Bergmann reassures us that: “A quantum leap is now possible, and it is important to understand that this is not just a fantasy, not something that people in some ways just dream about. Detroit is the place where this is becoming more real, more substantial, more graspable, more graphic than maybe any other place in the world.”
This quantum leap has to do with an astounding technological development called miniaturization or micronization. An iPhone is an example of this technology. Like smartphones, miniaturization applies to manufacturing and factories.
“With 3D printers, it is now possible to manufacture anything from houses to electricity, to computers, to electric cargo bikes. Almost anything can be produced almost any place.
“In remote villages in Africa, in blighted neighborhoods in Detroit. Community production is what makes possible the quantum leap up to New Culture, a new way of life, a new experience of the spiritual.”
Community production has an enormous advantage over archaic attempts to rebuild an economy of meaningless jobs because it allows people to focus on doing work that they really, really want to do to make things that we really, really need. We can now move into a New Culture that, as Grace Lee Boggs says, concentrates on developing people and growing our souls.
When we do work we really, really want to do, we realize a sense of strength and not exhaustion. We begin to feel that we are living; we begin to feel that our lives have meaning.
As the waters of the economic tsunami continue to recede, leaving behind fertile ground, Detroiters are creating a New Culture based on Community Production.
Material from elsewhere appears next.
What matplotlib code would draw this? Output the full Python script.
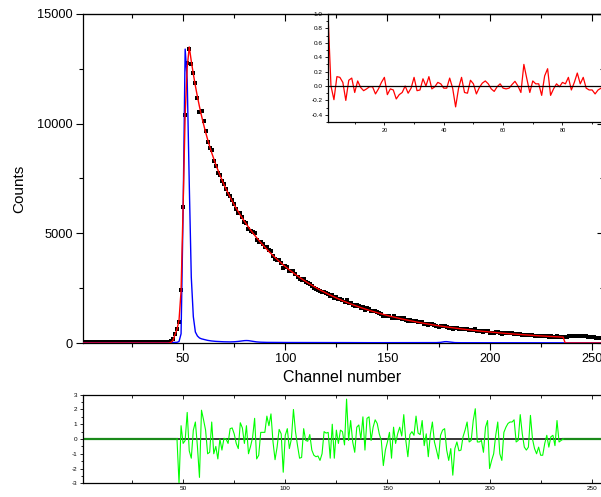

Grassroots community-based centers of work and culture are emerging in the Brightmoor and Birwood neighborhoods, the MakrSpace in the Church of the Messiah and the Feedom Freedom Growers’ Manistique Garden project.
According to Bergmann, “The fact that Detroit has a tradition that goes over generations makes it plausible that Detroit can become the model for no end of other cities that will come here now to study how this is accomplished and what it looks like.”
Barbara Stachowski is member of the Boggs Center to Nurture Community Leadership and Detroit New Work Center. She is now in Germany visiting with Fritzhof Bergmann’s associates.